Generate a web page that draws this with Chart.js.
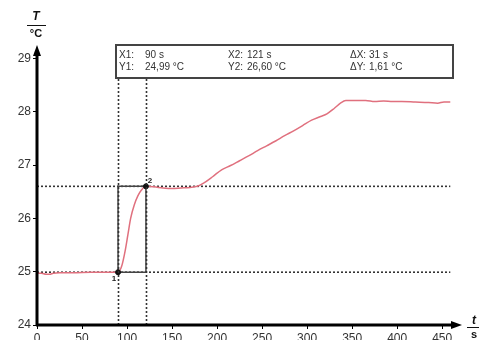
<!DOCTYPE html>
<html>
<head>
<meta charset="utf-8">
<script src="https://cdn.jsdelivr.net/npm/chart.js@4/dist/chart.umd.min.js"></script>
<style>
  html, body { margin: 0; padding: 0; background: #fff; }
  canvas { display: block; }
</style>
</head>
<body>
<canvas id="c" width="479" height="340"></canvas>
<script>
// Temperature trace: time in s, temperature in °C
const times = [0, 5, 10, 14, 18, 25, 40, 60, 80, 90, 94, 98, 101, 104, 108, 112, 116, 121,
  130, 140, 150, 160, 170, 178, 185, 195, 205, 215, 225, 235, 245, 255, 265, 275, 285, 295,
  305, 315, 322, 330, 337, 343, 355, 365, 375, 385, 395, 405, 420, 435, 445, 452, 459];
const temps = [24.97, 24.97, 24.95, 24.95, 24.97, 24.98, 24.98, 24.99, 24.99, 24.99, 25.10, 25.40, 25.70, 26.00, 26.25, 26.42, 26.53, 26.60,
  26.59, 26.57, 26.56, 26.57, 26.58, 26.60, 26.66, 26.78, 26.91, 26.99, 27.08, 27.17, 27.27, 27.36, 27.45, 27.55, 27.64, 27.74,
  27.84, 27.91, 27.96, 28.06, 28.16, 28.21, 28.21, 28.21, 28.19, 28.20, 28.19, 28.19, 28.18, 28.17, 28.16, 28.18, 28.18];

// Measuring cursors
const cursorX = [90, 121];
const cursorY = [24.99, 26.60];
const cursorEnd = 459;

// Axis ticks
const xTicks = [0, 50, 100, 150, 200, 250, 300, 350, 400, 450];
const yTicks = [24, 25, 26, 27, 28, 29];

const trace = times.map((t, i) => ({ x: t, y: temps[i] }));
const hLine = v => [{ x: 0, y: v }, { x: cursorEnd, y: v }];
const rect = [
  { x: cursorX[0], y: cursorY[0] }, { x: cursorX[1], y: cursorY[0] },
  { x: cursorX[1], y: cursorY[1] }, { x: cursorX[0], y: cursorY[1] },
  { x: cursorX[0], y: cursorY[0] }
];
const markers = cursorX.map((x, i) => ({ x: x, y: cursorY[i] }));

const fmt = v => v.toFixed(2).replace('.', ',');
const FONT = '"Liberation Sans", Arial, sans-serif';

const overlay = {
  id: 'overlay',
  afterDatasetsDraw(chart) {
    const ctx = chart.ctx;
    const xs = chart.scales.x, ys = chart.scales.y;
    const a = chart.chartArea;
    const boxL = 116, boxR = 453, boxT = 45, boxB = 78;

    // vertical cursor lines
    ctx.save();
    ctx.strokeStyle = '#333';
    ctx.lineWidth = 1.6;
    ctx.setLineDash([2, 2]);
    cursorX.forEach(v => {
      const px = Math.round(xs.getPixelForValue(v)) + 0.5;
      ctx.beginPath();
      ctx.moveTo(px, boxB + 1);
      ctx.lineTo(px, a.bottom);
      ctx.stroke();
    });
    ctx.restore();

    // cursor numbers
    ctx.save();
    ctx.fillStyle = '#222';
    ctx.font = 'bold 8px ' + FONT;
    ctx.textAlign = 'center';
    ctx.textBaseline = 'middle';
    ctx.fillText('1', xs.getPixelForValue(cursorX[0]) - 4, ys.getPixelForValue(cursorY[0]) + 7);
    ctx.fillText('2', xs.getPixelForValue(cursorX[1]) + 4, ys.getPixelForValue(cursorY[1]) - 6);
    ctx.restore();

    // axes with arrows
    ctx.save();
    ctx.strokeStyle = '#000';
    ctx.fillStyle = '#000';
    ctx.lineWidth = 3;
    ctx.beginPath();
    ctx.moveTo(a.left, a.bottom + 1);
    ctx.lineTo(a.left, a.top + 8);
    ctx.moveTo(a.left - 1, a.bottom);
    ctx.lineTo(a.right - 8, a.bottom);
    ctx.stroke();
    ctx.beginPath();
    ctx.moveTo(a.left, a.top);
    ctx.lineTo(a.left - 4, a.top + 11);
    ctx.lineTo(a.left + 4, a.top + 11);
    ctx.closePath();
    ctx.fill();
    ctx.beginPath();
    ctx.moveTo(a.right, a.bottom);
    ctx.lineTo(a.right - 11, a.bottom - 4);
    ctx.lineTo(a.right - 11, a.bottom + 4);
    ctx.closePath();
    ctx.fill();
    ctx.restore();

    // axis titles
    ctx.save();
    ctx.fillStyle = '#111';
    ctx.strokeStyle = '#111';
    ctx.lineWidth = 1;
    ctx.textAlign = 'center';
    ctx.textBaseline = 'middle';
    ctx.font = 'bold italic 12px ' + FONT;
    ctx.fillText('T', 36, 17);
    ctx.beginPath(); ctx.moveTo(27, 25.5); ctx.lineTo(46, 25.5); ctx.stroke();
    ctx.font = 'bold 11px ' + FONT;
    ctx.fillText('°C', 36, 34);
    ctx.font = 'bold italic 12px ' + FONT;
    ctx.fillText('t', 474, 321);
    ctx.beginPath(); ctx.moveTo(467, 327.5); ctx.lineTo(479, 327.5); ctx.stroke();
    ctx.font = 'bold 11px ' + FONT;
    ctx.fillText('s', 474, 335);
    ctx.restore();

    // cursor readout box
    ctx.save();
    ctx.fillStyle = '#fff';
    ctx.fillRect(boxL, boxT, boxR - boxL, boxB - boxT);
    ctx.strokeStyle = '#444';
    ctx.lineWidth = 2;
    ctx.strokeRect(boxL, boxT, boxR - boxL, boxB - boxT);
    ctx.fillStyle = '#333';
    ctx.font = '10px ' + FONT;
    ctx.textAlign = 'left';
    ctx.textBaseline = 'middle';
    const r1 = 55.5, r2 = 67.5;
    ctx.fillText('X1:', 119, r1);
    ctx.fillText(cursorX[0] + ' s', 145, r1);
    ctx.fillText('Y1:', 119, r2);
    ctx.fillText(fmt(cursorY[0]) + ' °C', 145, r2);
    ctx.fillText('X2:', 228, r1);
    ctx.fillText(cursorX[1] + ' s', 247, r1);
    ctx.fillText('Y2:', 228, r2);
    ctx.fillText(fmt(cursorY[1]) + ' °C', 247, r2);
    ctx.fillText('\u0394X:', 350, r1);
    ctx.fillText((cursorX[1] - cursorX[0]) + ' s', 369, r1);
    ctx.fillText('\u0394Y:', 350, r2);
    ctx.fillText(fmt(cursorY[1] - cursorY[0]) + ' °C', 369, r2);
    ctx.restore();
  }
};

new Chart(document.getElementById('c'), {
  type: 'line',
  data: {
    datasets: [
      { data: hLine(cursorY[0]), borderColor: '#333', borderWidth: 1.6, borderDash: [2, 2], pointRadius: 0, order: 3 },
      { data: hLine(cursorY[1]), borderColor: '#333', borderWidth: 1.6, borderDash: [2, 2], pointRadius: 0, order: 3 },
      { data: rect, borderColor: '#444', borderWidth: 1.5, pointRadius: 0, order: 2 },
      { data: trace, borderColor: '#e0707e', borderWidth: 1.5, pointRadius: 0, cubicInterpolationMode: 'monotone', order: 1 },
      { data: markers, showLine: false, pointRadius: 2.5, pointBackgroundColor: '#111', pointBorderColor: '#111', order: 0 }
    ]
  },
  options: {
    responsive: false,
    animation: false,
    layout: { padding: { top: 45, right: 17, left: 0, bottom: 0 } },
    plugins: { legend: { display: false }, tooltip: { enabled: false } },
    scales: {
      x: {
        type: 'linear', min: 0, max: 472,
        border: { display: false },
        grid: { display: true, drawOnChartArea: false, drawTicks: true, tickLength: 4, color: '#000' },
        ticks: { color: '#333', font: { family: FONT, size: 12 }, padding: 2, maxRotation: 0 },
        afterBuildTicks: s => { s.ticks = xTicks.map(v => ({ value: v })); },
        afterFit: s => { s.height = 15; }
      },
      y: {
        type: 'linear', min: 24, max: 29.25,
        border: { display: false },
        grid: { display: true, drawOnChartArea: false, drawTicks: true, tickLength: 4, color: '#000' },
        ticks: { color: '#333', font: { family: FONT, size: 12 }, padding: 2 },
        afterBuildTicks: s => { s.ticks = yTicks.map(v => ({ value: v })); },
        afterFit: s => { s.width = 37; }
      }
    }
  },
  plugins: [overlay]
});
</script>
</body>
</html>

_____

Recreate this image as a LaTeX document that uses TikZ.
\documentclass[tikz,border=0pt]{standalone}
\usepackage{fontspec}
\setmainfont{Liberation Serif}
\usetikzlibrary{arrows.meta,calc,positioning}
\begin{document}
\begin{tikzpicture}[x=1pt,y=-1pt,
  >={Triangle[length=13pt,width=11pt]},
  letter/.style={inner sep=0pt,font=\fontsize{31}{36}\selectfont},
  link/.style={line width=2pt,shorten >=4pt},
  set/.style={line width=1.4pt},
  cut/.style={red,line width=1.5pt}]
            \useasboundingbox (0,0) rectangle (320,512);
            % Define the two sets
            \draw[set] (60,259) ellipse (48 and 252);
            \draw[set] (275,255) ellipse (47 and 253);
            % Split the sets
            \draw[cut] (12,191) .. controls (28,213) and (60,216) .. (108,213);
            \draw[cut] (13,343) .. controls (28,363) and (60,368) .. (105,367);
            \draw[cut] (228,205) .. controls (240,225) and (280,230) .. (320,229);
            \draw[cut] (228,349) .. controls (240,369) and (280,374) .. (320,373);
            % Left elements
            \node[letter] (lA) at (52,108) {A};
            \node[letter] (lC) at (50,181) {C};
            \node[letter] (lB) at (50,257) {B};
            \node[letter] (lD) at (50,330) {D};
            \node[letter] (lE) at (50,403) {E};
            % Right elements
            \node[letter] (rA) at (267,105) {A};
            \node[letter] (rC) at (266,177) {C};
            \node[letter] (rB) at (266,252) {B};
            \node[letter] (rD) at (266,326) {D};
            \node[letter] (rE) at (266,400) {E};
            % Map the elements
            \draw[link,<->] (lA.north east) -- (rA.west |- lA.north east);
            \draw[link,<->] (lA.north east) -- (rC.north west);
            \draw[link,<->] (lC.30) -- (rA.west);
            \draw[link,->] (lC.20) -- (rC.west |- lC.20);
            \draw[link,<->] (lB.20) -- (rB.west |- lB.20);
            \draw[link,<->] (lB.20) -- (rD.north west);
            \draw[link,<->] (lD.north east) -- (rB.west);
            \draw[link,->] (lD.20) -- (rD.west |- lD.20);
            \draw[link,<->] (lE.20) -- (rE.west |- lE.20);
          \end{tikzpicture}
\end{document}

_____

GIVEN REQUEST
Look above for the line with "Generate a web", then print it and each line after it down to and including the line with "const cursorEnd = 459;". Leave out the pictures and keep the wording exact.

EXERCISE RESPONSE
Generate a web page that draws this with Chart.js.
<!DOCTYPE html>
<html>
<head>
<meta charset="utf-8">
<script src="https://cdn.jsdelivr.net/npm/chart.js@4/dist/chart.umd.min.js"></script>
<style>
  html, body { margin: 0; padding: 0; background: #fff; }
  canvas { display: block; }
</style>
</head>
<body>
<canvas id="c" width="479" height="340"></canvas>
<script>
// Temperature trace: time in s, temperature in °C
const times = [0, 5, 10, 14, 18, 25, 40, 60, 80, 90, 94, 98, 101, 104, 108, 112, 116, 121,
  130, 140, 150, 160, 170, 178, 185, 195, 205, 215, 225, 235, 245, 255, 265, 275, 285, 295,
  305, 315, 322, 330, 337, 343, 355, 365, 375, 385, 395, 405, 420, 435, 445, 452, 459];
const temps = [24.97, 24.97, 24.95, 24.95, 24.97, 24.98, 24.98, 24.99, 24.99, 24.99, 25.10, 25.40, 25.70, 26.00, 26.25, 26.42, 26.53, 26.60,
  26.59, 26.57, 26.56, 26.57, 26.58, 26.60, 26.66, 26.78, 26.91, 26.99, 27.08, 27.17, 27.27, 27.36, 27.45, 27.55, 27.64, 27.74,
  27.84, 27.91, 27.96, 28.06, 28.16, 28.21, 28.21, 28.21, 28.19, 28.20, 28.19, 28.19, 28.18, 28.17, 28.16, 28.18, 28.18];

// Measuring cursors
const cursorX = [90, 121];
const cursorY = [24.99, 26.60];
const cursorEnd = 459;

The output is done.